**Challenge**
Please return nothing but the lines between the line holding "Write a Python" and the line holding "bg = px_axes(1)", both ends included, without the pictures.

[Records contained in a dataset]

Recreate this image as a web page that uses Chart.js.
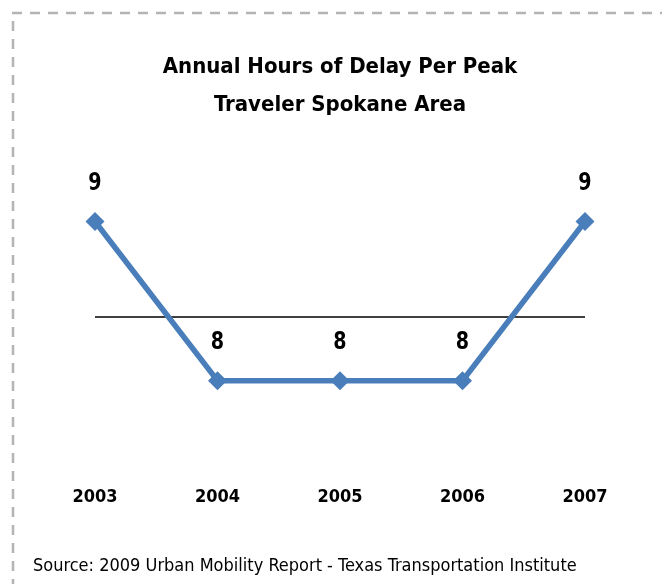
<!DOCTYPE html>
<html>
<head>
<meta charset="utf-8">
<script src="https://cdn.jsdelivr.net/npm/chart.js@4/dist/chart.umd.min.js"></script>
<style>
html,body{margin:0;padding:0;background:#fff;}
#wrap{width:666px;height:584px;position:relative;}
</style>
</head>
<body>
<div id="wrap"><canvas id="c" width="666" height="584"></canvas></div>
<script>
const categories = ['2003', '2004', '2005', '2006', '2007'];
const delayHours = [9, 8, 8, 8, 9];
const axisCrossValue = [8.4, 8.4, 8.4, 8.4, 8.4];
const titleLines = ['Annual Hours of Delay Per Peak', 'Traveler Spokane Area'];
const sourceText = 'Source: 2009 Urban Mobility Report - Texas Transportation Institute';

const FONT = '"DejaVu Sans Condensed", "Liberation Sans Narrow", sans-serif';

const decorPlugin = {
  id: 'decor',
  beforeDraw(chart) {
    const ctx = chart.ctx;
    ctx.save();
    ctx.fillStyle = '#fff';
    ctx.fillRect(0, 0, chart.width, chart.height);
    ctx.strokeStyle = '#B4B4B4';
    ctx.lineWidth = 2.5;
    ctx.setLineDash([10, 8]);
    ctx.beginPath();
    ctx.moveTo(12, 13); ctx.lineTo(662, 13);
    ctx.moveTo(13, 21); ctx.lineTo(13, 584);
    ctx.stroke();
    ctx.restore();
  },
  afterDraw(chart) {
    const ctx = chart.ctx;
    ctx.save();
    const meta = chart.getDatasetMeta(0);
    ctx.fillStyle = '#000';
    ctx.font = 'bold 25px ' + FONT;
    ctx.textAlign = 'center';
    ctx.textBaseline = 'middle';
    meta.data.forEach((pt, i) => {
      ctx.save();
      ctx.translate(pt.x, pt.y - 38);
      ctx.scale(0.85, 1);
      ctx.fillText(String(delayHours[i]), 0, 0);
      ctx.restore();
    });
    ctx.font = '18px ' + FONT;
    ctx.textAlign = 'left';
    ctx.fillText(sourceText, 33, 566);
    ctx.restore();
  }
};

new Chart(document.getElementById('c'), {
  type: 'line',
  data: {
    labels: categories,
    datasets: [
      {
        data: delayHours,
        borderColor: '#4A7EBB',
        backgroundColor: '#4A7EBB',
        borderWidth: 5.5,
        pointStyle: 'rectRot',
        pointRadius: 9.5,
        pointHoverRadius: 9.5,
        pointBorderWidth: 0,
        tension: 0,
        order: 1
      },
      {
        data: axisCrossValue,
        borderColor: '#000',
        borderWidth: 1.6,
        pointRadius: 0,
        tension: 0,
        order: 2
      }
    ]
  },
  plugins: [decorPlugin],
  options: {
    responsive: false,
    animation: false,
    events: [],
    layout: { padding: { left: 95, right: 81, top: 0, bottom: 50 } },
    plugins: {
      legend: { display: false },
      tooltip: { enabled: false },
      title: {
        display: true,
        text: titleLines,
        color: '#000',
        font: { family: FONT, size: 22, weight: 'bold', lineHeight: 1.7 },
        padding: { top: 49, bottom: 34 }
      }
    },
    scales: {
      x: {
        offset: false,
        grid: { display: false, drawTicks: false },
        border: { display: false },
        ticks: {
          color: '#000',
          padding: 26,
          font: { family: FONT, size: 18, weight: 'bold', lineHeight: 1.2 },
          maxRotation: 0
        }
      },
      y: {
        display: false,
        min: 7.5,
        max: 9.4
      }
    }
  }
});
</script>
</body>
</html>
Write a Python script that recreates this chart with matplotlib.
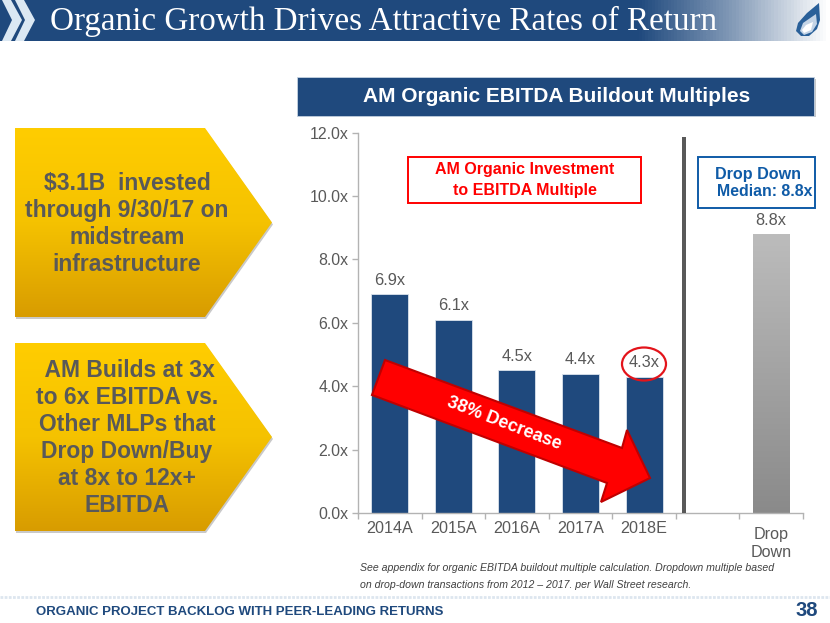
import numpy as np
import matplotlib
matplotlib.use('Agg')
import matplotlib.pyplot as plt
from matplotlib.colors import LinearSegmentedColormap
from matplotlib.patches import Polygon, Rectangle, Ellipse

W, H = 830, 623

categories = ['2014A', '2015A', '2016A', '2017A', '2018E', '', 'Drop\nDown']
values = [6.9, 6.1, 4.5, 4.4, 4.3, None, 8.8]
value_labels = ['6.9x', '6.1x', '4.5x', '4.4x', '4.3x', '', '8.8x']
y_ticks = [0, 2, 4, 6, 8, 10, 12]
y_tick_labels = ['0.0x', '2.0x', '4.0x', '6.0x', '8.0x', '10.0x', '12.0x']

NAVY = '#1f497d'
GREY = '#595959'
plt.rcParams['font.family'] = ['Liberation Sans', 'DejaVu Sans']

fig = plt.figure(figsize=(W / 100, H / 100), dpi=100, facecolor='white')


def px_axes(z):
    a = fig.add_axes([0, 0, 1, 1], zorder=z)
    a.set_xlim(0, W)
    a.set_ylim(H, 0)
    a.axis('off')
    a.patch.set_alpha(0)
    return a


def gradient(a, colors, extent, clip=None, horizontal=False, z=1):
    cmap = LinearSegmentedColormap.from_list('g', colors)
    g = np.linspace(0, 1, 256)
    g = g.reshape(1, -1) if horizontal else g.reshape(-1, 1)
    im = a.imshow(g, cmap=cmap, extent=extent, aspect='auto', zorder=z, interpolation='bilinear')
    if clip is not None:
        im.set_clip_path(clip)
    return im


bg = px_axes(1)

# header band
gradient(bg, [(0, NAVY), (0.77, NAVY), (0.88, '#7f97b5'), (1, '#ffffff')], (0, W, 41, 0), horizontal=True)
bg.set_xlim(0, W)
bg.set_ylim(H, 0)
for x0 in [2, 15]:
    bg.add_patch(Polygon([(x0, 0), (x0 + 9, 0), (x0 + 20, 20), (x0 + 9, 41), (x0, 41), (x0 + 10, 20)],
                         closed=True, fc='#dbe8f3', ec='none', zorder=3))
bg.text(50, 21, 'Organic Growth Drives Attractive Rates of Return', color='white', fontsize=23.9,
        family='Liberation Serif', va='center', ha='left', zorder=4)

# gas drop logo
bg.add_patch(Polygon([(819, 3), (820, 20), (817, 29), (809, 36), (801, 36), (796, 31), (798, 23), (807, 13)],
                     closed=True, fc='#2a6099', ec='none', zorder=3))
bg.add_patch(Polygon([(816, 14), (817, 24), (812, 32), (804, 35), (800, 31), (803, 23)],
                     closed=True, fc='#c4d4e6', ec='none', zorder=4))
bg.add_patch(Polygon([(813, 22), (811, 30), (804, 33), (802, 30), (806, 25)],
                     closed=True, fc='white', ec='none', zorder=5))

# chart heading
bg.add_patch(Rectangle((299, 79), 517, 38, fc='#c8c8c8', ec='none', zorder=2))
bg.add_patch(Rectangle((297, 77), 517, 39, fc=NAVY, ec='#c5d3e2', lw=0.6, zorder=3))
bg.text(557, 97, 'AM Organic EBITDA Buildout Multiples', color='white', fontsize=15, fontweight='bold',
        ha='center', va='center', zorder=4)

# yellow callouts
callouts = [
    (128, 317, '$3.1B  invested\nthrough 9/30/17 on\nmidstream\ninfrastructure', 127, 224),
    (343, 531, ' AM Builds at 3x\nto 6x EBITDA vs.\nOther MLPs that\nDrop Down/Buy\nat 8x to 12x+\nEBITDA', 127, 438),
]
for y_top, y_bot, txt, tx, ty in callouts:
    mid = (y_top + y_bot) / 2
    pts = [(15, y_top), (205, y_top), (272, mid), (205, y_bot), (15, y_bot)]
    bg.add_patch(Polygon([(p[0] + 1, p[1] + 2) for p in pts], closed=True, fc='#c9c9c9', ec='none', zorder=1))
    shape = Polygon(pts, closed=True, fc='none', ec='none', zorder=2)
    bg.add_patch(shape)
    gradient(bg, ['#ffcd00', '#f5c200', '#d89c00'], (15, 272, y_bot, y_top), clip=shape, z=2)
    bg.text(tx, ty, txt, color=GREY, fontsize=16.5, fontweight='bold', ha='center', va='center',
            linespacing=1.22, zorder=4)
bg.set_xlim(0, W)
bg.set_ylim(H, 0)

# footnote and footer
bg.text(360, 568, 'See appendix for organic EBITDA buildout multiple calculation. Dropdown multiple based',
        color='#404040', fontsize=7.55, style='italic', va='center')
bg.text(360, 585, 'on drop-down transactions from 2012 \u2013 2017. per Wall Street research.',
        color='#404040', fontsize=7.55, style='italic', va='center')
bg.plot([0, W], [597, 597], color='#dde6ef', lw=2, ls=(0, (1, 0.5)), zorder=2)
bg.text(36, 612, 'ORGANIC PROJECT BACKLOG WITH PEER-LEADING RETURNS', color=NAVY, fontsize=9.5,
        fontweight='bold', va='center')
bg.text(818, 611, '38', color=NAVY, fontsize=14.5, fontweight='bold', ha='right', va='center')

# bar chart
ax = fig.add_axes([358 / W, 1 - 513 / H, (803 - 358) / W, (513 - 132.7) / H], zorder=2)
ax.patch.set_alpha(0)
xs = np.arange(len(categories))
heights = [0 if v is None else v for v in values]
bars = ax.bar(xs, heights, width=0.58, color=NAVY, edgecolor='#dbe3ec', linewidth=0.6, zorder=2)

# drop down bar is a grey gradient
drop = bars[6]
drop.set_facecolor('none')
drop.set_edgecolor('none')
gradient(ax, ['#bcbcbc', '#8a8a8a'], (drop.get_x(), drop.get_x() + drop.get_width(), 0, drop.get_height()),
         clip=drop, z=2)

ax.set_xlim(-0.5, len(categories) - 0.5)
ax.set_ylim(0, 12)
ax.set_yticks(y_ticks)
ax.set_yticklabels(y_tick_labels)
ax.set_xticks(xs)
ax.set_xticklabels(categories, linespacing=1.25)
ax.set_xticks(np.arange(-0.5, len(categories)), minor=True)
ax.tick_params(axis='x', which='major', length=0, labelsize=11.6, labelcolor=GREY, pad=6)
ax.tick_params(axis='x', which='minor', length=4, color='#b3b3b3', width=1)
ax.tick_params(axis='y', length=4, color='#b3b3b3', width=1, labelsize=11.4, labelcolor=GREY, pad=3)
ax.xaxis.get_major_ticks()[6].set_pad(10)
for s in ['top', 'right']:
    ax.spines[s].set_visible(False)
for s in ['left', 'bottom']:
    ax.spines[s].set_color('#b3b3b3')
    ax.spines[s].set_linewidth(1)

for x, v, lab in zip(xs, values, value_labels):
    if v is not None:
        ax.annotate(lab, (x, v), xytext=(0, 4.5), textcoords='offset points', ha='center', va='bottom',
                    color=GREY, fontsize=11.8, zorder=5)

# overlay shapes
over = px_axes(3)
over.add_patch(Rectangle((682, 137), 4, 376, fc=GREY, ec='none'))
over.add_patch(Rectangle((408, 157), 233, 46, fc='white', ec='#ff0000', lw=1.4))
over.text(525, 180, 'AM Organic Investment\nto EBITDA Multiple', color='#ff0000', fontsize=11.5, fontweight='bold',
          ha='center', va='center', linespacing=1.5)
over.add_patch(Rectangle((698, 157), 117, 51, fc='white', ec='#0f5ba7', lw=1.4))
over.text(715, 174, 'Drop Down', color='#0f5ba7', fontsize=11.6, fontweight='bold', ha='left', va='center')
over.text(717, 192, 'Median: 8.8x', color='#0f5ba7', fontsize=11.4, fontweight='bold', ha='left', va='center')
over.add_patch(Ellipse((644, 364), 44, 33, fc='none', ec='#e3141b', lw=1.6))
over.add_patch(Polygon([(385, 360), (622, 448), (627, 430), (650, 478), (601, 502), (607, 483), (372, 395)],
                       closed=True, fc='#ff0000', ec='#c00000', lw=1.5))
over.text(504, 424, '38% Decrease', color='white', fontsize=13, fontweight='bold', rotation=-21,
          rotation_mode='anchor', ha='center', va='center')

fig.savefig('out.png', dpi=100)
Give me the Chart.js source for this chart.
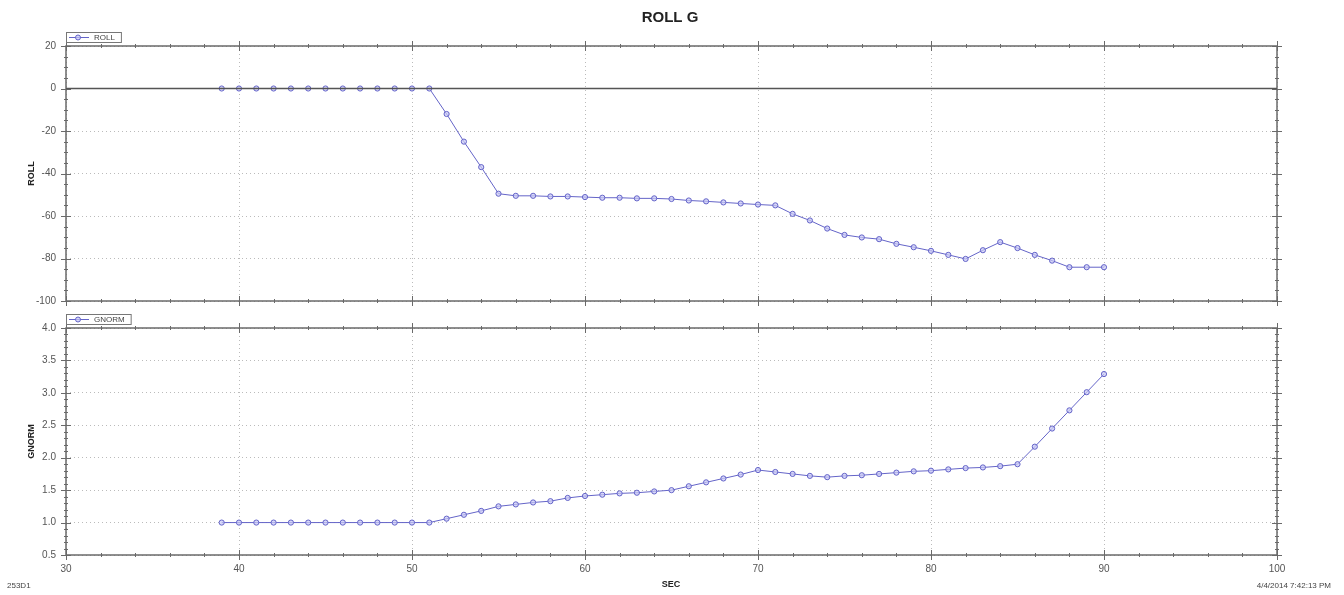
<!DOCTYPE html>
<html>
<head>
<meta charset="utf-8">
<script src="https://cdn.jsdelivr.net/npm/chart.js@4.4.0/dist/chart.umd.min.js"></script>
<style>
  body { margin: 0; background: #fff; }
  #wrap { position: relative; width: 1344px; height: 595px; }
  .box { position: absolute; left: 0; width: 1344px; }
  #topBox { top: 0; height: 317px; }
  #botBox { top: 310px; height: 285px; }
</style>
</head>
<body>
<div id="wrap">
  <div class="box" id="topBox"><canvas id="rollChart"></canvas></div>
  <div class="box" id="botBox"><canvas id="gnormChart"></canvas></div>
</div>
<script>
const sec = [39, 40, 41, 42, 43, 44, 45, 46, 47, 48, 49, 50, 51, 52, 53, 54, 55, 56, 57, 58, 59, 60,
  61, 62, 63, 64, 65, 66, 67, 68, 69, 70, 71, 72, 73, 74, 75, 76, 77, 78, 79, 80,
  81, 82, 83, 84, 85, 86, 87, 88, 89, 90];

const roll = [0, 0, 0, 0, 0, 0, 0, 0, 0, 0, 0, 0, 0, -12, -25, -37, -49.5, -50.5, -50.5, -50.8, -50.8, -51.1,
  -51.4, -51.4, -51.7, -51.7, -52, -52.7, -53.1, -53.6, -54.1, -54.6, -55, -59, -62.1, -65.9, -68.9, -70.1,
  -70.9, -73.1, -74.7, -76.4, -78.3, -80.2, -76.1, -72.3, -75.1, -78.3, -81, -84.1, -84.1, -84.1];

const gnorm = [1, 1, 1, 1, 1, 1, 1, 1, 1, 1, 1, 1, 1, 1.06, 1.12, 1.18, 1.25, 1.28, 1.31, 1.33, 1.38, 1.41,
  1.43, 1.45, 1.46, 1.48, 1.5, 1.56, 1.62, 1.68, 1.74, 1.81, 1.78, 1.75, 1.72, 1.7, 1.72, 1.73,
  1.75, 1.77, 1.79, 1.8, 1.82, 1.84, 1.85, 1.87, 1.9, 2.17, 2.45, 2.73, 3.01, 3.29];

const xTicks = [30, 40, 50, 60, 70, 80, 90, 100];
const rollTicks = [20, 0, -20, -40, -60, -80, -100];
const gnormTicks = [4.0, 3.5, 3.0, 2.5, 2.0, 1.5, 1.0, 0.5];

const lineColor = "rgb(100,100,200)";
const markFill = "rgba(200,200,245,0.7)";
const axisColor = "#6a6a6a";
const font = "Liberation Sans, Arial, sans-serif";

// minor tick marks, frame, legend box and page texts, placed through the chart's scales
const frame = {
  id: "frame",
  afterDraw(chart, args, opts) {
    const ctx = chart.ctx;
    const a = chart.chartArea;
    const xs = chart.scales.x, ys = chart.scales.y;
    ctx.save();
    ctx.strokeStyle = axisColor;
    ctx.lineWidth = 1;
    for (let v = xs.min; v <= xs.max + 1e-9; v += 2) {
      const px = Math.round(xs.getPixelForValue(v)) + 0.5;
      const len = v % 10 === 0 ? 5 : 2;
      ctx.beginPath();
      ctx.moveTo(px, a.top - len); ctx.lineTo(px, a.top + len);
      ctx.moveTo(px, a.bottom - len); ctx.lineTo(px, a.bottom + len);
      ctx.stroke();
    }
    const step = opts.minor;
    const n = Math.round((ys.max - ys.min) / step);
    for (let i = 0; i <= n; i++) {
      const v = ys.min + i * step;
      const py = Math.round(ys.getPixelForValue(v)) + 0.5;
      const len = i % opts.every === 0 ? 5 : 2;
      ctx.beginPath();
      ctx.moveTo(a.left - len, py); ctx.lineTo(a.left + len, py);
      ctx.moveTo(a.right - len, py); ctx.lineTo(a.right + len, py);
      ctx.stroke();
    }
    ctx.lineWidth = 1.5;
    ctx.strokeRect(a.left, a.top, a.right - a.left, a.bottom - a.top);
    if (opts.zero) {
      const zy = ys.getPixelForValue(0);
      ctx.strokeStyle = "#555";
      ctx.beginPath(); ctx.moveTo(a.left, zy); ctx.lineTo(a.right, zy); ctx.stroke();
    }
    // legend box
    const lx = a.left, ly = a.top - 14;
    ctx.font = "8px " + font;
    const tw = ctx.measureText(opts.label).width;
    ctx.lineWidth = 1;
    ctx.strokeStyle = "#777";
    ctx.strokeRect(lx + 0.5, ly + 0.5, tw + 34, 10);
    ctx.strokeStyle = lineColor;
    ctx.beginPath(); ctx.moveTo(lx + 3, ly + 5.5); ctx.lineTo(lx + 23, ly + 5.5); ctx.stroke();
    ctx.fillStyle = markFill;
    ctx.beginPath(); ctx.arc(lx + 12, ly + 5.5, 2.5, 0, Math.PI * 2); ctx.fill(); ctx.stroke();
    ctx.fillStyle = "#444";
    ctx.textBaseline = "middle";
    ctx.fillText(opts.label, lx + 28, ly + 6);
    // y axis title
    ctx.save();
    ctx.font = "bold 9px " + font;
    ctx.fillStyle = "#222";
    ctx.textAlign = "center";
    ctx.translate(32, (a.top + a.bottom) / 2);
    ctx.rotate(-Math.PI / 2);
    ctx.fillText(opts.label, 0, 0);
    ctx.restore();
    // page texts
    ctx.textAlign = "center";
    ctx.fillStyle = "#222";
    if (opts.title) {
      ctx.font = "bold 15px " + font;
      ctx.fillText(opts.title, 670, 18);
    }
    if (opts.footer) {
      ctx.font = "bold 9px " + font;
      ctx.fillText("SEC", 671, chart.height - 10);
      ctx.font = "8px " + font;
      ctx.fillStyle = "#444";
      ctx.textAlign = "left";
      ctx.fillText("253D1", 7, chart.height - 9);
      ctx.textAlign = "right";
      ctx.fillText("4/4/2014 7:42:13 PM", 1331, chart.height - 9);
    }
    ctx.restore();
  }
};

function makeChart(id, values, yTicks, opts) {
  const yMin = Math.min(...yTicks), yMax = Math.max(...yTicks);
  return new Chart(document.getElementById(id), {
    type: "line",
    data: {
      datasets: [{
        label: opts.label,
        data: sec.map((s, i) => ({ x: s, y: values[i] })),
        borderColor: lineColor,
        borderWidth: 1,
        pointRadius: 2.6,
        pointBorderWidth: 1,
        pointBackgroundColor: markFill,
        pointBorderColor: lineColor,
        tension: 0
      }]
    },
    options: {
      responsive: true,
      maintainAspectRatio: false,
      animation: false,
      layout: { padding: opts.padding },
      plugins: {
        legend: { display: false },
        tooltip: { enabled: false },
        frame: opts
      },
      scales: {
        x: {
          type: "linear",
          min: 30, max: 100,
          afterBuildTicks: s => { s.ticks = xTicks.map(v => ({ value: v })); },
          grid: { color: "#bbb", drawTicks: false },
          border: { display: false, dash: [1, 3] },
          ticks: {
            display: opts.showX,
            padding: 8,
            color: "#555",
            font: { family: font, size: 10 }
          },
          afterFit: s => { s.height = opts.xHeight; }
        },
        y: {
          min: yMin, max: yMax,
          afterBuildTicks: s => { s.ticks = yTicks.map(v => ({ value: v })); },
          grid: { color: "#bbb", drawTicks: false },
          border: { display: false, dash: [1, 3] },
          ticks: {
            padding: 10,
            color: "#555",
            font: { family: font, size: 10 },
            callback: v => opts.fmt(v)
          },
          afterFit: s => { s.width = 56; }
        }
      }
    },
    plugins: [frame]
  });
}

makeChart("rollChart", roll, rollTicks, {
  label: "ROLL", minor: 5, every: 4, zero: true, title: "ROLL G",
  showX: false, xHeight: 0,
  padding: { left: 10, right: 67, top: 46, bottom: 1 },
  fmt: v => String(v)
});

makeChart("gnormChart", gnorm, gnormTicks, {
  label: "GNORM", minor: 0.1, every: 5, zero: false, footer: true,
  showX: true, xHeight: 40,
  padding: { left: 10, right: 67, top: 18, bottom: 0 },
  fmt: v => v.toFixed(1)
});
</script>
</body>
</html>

**Solution below**
Write a Python script that recreates this chart with matplotlib.
import numpy as np
import matplotlib
matplotlib.use('Agg')
import matplotlib.pyplot as plt
from matplotlib.colors import LinearSegmentedColormap
from matplotlib.patches import Polygon, Rectangle, Ellipse

W, H = 830, 623

categories = ['2014A', '2015A', '2016A', '2017A', '2018E', '', 'Drop\nDown']
values = [6.9, 6.1, 4.5, 4.4, 4.3, None, 8.8]
value_labels = ['6.9x', '6.1x', '4.5x', '4.4x', '4.3x', '', '8.8x']
y_ticks = [0, 2, 4, 6, 8, 10, 12]
y_tick_labels = ['0.0x', '2.0x', '4.0x', '6.0x', '8.0x', '10.0x', '12.0x']

NAVY = '#1f497d'
GREY = '#595959'
plt.rcParams['font.family'] = ['Liberation Sans', 'DejaVu Sans']

fig = plt.figure(figsize=(W / 100, H / 100), dpi=100, facecolor='white')


def px_axes(z):
    a = fig.add_axes([0, 0, 1, 1], zorder=z)
    a.set_xlim(0, W)
    a.set_ylim(H, 0)
    a.axis('off')
    a.patch.set_alpha(0)
    return a


def gradient(a, colors, extent, clip=None, horizontal=False, z=1):
    cmap = LinearSegmentedColormap.from_list('g', colors)
    g = np.linspace(0, 1, 256)
    g = g.reshape(1, -1) if horizontal else g.reshape(-1, 1)
    im = a.imshow(g, cmap=cmap, extent=extent, aspect='auto', zorder=z, interpolation='bilinear')
    if clip is not None:
        im.set_clip_path(clip)
    return im


bg = px_axes(1)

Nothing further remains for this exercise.